─── INPUT FOR THIS TASK

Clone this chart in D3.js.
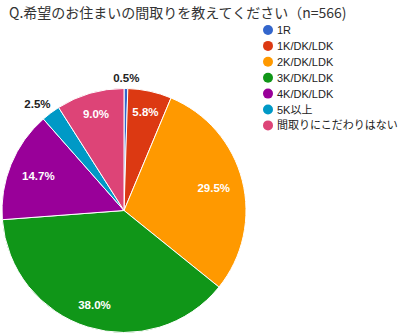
<!DOCTYPE html>
<html>
<head>
<meta charset="utf-8">
<script src="https://cdn.jsdelivr.net/npm/d3@7"></script>
<style>
  html, body { margin: 0; padding: 0; background: #fff; }
  svg { display: block; }
</style>
</head>
<body>
<svg id="chart" width="400" height="336"></svg>
<script>
// Survey: preferred floor plan (n=566)
const titleText = "Q.希望のお住まいの間取りを教えてください（n=566)";
const categories = ["1R", "1K/DK/LDK", "2K/DK/LDK", "3K/DK/LDK", "4K/DK/LDK", "5K以上", "間取りにこだわりはない"];
const shares = [0.5, 5.8, 29.5, 38.0, 14.7, 2.5, 9.0];
const colors = ["#3366cc", "#dc3912", "#ff9900", "#109618", "#990099", "#0099c6", "#dd4477"];

const data = categories.map((c, i) => ({ name: c, value: shares[i], color: colors[i] }));

const svg = d3.select("#chart");
const latin = "'Liberation Sans', Arial, 'Noto Sans CJK JP', sans-serif";
const cjk = "'Noto Sans CJK JP', 'Liberation Sans', sans-serif";

svg.append("text")
  .attr("x", 9).attr("y", 18)
  .attr("font-family", cjk)
  .attr("font-size", 14)
  .attr("fill", "#333")
  .text(titleText);

// Pie
const cx = 124, cy = 210.5, r = 122;
const pie = d3.pie().value(d => d.value).sort(null);
const arcs = pie(data);
const arc = d3.arc().innerRadius(0).outerRadius(r);

const g = svg.append("g").attr("transform", `translate(${cx},${cy})`);
g.selectAll("path.slice")
  .data(arcs)
  .join("path")
  .attr("class", "slice")
  .attr("d", arc)
  .attr("fill", d => d.data.color)
  .attr("stroke", "#fff")
  .attr("stroke-width", 1);

// Percentage labels: inside for larger slices (kept clear of the rim),
// outside for small ones
const fmt = v => v.toFixed(1) + "%";
const labels = g.selectAll("text.pct")
  .data(arcs)
  .join("text")
  .attr("class", "pct")
  .attr("font-family", latin)
  .attr("font-weight", "bold")
  .attr("font-size", 11.5)
  .attr("dominant-baseline", "central")
  .attr("text-anchor", "middle")
  .attr("fill", d => d.data.value < 3 ? "#222" : "#fff")
  .text(d => fmt(d.data.value));

labels.attr("transform", function(d) {
  const a = (d.startAngle + d.endAngle) / 2;
  const s = Math.sin(a), c = Math.cos(a);
  const hw = this.getComputedTextLength() / 2, hh = 6;
  if (d.data.value < 3) {
    const rr = r + 9;
    return `translate(${s * rr + s * hw},${-c * rr - 2})`;
  }
  const ext = Math.abs(s) * hw + Math.abs(c) * hh;
  const rr = r * 0.9 - ext;
  return `translate(${s * rr},${-c * rr})`;
});

// Legend
const legend = svg.append("g");
const rowY = d3.scaleLinear().domain([0, 1]).range([30, 45.9]);
const items = legend.selectAll("g.item")
  .data(data)
  .join("g")
  .attr("class", "item")
  .attr("transform", (d, i) => `translate(268,${rowY(i)})`);
items.append("circle").attr("r", 5).attr("fill", d => d.color);
items.append("text")
  .attr("x", 9).attr("y", 0)
  .attr("dominant-baseline", "central")
  .attr("font-family", latin)
  .attr("font-size", 11)
  .attr("fill", "#222")
  .text(d => d.name);
</script>
</body>
</html>
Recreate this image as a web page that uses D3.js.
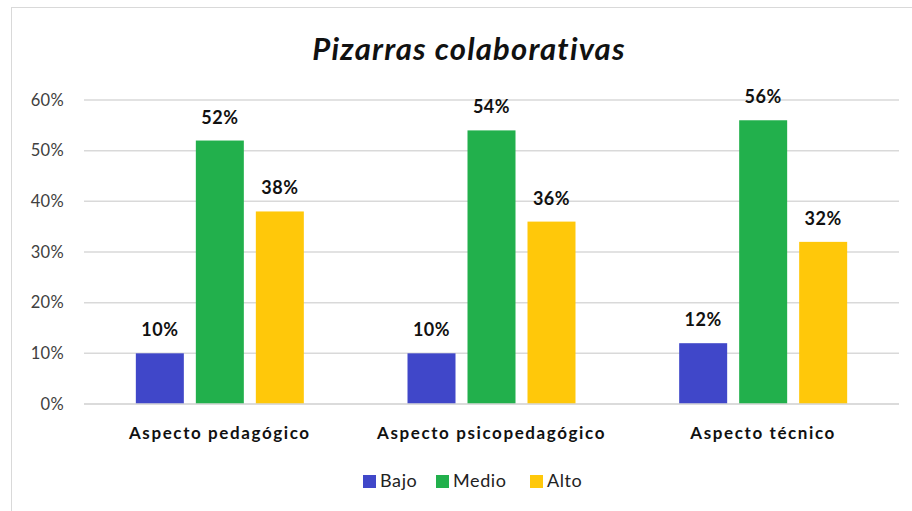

──────

Count every line in the entries above where the word "chart" appears; respond with the number alone.

3